--- Start of DATA ROWS ---
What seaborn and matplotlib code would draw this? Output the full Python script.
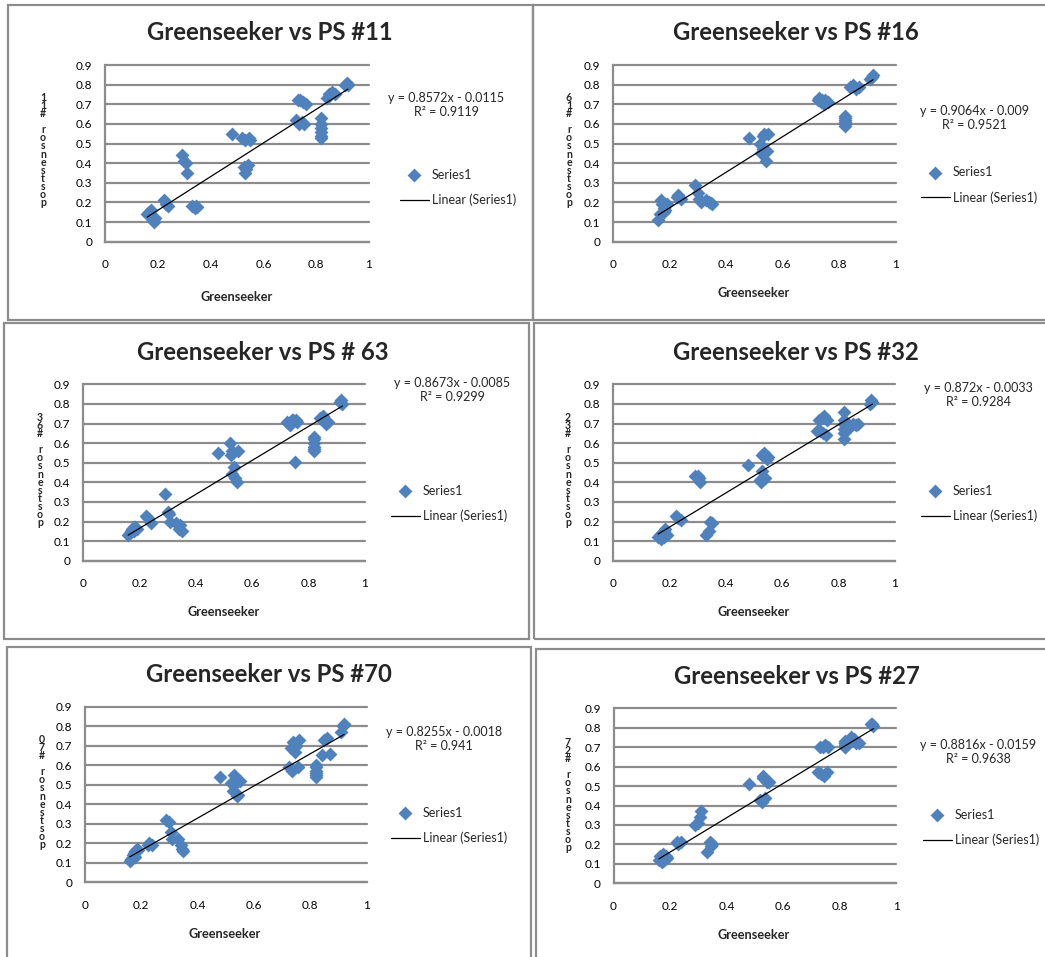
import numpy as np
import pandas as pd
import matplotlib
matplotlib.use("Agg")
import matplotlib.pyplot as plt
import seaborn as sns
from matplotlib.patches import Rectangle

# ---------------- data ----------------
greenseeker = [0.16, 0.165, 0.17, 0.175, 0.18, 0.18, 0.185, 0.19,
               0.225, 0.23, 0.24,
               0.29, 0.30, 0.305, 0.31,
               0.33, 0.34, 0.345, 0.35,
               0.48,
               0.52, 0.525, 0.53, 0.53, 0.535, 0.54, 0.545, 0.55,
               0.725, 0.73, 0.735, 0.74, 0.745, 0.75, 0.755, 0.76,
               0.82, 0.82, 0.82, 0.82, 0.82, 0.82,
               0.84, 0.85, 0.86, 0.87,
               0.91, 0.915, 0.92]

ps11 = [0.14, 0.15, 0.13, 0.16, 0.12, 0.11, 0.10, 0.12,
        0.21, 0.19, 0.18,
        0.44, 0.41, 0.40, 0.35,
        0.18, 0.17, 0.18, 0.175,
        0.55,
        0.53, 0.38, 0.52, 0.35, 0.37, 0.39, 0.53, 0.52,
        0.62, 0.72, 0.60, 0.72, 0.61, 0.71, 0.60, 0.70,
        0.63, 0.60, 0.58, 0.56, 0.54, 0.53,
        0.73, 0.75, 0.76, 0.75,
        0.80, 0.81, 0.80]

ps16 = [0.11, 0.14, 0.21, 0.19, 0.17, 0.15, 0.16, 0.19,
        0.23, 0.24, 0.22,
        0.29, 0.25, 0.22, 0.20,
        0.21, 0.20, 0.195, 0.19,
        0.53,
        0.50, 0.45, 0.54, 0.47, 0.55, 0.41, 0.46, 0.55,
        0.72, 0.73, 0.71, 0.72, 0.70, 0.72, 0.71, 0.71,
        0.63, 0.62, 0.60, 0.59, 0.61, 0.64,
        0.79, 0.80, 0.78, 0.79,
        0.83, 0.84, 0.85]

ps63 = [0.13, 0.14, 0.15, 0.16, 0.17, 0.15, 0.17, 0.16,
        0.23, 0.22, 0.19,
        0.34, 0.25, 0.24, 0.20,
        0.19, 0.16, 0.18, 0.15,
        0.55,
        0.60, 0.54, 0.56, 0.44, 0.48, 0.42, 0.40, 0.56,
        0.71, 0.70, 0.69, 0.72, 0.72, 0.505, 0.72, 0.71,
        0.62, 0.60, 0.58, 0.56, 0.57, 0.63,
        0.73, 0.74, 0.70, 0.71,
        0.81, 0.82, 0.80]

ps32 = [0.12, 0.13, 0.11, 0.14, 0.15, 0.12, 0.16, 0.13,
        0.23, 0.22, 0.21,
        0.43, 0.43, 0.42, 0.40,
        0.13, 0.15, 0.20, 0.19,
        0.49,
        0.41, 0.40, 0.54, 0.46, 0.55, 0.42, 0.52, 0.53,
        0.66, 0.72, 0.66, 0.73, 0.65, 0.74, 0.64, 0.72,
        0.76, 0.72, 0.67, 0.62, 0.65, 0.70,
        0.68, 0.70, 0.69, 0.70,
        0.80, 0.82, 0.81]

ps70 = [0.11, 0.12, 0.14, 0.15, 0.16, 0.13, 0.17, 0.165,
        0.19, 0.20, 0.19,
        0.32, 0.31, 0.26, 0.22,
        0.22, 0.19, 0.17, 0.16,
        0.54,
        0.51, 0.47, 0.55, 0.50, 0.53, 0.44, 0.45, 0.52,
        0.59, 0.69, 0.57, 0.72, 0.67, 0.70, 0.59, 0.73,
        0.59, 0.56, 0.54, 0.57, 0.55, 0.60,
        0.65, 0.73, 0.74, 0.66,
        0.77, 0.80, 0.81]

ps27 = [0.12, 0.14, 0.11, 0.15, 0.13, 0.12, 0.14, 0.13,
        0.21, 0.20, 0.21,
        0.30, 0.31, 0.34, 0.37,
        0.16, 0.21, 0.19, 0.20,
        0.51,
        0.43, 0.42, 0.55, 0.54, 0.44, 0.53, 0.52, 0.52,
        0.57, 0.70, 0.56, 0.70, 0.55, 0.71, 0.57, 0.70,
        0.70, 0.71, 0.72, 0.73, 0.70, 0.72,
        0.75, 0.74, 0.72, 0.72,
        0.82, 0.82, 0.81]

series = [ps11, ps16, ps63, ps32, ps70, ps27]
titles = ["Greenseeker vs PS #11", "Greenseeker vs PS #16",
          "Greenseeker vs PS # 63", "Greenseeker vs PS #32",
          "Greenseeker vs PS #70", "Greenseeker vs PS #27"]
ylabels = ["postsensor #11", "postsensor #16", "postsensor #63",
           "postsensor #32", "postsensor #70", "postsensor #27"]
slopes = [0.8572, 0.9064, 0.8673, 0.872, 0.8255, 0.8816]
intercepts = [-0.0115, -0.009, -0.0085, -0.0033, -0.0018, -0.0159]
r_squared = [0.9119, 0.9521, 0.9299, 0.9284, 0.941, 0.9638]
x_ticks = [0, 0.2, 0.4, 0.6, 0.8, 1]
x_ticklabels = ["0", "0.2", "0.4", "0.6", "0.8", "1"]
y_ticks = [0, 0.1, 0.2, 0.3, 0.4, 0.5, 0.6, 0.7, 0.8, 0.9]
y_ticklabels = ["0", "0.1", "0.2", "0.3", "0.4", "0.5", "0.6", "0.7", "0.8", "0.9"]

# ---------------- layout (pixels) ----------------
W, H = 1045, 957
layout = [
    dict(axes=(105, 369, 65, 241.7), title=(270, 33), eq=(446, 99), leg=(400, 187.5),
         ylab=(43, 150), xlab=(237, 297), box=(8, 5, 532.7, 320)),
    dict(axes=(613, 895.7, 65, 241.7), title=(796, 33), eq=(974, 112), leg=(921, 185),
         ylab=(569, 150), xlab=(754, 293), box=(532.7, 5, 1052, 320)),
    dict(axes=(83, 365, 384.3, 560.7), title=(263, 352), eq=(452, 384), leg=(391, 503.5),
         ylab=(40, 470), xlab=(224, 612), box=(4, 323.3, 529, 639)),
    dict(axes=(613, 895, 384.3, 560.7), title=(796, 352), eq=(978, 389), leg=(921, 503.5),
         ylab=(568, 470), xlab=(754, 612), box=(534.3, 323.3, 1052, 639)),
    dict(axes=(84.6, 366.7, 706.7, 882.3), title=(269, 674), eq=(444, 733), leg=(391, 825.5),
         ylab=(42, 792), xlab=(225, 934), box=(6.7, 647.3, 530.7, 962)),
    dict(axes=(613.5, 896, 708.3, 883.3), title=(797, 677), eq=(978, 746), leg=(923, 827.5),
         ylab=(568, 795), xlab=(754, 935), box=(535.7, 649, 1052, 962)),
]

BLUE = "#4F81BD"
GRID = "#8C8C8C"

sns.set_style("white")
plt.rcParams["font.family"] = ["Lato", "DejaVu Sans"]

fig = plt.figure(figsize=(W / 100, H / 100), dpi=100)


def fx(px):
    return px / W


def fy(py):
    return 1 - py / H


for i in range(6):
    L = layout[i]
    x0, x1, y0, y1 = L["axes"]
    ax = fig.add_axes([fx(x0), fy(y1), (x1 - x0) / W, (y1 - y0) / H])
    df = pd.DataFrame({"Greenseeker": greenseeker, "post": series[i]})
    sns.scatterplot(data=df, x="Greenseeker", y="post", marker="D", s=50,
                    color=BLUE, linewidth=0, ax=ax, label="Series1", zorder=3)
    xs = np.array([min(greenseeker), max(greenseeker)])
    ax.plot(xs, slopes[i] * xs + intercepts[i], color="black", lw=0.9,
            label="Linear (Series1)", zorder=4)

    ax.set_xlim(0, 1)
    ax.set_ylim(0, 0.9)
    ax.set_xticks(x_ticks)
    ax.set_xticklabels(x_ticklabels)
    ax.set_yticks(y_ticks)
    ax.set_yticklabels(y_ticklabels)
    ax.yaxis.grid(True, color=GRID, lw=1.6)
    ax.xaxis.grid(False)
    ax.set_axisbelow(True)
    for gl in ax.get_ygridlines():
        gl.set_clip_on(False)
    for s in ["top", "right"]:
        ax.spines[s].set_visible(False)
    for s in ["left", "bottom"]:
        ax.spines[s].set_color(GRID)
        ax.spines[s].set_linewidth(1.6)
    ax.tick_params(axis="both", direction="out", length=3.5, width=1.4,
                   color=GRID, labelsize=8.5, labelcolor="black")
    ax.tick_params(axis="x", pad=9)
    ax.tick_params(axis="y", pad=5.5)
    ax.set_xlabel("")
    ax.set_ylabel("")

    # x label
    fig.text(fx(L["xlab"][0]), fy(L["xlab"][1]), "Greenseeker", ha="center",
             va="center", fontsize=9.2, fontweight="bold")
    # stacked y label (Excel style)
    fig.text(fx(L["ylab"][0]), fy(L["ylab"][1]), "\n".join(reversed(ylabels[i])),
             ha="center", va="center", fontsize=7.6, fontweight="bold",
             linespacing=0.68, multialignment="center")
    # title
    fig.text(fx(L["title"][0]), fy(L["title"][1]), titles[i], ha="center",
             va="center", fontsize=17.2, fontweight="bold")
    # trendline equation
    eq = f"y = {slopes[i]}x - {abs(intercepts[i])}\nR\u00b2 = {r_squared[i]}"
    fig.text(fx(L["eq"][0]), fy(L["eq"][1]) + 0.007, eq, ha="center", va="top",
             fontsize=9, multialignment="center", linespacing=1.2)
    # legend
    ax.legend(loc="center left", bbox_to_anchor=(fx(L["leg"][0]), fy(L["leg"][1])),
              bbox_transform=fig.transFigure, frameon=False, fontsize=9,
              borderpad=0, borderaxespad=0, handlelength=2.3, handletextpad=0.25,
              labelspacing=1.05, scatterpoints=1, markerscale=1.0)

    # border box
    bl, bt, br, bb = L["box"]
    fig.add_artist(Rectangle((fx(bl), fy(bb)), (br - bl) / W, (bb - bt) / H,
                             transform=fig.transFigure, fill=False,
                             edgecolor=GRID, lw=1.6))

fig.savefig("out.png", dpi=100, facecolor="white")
--- End of DATA ROWS ---
--- Start of DATA ROWS ---
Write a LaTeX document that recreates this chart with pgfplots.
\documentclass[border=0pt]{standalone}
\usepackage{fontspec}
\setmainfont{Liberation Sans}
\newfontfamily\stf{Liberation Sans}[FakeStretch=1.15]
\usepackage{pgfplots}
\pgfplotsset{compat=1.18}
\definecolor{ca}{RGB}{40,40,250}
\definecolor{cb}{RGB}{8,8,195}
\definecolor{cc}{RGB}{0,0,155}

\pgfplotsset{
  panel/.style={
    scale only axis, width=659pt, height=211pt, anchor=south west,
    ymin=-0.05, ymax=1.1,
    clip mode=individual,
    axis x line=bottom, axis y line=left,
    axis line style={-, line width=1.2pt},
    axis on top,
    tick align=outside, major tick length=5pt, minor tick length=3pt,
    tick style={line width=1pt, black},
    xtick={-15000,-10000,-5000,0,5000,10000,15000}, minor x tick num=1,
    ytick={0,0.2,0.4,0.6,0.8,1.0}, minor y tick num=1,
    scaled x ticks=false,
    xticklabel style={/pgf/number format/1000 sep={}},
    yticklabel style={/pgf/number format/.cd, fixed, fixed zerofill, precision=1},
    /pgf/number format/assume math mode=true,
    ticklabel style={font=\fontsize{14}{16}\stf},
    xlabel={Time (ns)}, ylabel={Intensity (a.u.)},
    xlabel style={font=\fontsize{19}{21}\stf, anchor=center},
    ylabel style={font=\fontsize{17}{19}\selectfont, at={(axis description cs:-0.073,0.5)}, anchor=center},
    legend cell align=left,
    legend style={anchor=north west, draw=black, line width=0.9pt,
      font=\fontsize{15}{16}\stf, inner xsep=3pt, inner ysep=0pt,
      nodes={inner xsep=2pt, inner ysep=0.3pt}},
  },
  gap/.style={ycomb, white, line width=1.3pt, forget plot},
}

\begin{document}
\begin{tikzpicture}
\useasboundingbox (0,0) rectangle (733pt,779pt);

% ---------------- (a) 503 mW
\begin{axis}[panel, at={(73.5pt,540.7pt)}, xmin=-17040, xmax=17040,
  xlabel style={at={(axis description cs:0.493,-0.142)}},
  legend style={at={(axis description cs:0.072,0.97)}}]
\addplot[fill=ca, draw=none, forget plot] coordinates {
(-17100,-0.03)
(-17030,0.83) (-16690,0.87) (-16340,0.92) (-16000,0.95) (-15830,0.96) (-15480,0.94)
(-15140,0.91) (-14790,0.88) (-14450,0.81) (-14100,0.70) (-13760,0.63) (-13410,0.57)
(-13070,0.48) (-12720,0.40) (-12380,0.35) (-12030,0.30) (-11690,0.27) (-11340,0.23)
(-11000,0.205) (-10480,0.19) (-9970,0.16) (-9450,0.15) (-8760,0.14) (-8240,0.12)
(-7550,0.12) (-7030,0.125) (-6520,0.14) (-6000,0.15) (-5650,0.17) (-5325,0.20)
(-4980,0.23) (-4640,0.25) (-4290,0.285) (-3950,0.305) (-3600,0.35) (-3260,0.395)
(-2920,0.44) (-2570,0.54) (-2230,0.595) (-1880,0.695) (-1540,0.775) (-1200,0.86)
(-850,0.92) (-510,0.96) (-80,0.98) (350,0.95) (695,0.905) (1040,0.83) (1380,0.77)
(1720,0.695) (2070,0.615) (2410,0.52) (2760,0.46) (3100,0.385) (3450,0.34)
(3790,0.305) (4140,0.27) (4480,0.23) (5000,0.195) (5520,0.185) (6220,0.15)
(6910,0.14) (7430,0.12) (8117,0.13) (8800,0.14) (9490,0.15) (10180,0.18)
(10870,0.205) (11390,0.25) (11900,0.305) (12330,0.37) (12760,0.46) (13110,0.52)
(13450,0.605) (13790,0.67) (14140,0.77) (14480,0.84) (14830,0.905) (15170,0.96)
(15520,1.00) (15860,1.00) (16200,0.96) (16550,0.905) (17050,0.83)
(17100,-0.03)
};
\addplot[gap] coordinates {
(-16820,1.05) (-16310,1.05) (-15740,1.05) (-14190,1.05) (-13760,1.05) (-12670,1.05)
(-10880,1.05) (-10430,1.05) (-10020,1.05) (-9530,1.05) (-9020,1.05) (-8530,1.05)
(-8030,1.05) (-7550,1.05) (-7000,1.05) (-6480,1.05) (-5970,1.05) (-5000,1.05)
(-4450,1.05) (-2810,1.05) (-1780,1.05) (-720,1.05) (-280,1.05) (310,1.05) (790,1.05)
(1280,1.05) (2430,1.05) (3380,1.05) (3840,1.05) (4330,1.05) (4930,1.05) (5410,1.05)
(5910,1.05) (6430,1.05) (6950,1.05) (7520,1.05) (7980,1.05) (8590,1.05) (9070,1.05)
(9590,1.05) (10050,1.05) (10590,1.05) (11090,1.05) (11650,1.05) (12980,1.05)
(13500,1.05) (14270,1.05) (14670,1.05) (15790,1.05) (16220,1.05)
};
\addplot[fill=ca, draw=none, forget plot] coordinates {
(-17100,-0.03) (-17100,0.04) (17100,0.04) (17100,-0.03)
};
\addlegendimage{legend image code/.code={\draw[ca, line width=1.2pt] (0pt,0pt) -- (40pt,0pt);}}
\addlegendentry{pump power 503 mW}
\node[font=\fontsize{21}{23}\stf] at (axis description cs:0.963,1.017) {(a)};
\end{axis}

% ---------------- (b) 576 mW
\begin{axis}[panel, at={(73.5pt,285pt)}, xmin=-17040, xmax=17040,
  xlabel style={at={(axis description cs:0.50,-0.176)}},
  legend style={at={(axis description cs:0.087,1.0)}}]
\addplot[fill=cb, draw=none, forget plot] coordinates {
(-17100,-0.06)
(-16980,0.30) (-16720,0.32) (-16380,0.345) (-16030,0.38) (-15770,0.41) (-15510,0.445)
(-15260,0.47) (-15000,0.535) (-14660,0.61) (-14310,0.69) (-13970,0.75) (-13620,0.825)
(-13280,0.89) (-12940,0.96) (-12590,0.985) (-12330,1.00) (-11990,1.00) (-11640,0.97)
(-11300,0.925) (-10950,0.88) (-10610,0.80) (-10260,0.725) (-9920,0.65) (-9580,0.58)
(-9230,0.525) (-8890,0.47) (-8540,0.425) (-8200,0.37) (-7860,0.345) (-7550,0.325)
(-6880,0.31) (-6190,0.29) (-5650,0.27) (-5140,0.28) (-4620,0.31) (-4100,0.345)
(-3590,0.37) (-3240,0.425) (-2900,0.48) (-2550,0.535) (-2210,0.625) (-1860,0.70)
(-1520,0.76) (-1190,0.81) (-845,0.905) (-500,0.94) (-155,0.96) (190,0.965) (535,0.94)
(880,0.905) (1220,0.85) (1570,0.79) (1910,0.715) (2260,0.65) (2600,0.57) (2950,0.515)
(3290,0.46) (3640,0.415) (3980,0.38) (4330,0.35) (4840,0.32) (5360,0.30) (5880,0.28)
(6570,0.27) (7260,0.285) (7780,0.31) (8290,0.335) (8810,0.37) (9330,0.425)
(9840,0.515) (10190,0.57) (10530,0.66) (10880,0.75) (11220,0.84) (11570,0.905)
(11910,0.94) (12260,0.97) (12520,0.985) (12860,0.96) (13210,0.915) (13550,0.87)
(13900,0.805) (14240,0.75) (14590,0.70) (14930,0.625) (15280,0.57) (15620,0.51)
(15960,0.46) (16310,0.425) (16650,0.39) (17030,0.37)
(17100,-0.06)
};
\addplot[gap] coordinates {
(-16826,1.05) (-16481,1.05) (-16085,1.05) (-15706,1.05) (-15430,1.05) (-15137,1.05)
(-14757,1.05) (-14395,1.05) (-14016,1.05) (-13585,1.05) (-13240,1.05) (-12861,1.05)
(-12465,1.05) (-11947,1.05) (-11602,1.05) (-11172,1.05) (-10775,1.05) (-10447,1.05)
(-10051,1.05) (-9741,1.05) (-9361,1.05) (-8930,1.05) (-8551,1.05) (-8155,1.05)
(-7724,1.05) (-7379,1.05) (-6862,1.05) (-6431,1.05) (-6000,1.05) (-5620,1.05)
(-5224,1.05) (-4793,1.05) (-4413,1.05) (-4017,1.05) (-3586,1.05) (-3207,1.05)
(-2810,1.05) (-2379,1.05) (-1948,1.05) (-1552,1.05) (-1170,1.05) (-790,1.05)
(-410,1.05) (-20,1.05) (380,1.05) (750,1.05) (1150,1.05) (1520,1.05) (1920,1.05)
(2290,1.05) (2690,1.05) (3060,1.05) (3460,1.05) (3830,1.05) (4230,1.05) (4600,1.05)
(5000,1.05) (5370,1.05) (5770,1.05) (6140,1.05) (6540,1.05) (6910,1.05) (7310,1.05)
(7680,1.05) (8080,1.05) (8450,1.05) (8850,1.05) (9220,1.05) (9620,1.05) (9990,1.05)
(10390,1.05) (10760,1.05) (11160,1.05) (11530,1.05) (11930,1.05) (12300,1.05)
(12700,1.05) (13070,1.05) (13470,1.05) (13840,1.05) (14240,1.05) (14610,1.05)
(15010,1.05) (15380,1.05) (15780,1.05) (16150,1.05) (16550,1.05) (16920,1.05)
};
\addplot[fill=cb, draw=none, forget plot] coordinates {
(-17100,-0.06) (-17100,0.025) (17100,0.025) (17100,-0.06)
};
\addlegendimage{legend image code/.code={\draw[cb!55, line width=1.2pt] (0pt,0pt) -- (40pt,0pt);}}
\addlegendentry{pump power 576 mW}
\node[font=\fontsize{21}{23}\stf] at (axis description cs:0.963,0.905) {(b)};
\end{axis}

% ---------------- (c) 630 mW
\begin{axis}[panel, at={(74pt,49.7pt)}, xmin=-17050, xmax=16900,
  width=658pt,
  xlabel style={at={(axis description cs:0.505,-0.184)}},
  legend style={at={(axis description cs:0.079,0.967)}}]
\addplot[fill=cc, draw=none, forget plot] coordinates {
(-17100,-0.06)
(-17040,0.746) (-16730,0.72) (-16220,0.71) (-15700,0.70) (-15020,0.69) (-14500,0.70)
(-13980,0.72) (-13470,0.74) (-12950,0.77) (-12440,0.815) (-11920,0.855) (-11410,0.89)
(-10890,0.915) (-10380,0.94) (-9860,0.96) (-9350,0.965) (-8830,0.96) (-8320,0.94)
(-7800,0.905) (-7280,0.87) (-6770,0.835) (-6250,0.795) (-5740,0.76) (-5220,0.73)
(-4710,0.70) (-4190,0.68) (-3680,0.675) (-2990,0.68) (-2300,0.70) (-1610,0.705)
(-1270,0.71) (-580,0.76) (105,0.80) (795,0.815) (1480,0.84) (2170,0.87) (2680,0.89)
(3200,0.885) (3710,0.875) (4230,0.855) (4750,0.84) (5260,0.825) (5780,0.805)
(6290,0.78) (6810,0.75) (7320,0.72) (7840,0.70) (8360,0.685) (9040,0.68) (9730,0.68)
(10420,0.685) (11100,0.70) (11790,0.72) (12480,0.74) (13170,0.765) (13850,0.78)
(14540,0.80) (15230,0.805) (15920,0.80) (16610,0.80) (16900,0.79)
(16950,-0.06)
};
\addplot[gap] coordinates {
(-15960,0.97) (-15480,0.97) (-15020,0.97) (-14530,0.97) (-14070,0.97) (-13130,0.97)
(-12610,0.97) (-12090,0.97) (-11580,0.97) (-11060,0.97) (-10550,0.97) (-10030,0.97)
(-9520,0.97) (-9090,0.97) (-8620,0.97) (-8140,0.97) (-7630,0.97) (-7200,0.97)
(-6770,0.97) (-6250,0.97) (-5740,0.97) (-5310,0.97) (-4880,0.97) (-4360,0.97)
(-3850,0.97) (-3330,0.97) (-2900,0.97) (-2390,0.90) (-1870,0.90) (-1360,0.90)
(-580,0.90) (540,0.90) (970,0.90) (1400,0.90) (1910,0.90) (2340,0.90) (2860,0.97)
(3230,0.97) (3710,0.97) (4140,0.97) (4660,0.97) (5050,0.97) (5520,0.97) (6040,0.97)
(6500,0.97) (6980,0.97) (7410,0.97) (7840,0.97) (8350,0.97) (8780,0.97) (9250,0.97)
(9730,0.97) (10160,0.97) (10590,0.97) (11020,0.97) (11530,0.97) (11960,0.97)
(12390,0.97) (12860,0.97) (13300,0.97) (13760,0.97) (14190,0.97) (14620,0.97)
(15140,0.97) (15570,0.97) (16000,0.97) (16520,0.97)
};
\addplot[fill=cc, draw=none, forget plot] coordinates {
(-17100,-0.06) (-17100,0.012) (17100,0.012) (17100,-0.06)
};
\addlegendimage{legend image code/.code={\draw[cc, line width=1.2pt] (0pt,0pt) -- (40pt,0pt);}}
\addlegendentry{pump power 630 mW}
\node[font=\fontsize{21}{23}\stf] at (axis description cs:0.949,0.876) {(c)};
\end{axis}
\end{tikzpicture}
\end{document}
--- End of DATA ROWS ---
**WHAT YOU HAVE TO DO:** Pull every line containing "code" out of the records.

**TASK SOLUTION:**
What seaborn and matplotlib code would draw this? Output the full Python script.
\addlegendimage{legend image code/.code={\draw[ca, line width=1.2pt] (0pt,0pt) -- (40pt,0pt);}}
\addlegendimage{legend image code/.code={\draw[cb!55, line width=1.2pt] (0pt,0pt) -- (40pt,0pt);}}
\addlegendimage{legend image code/.code={\draw[cc, line width=1.2pt] (0pt,0pt) -- (40pt,0pt);}}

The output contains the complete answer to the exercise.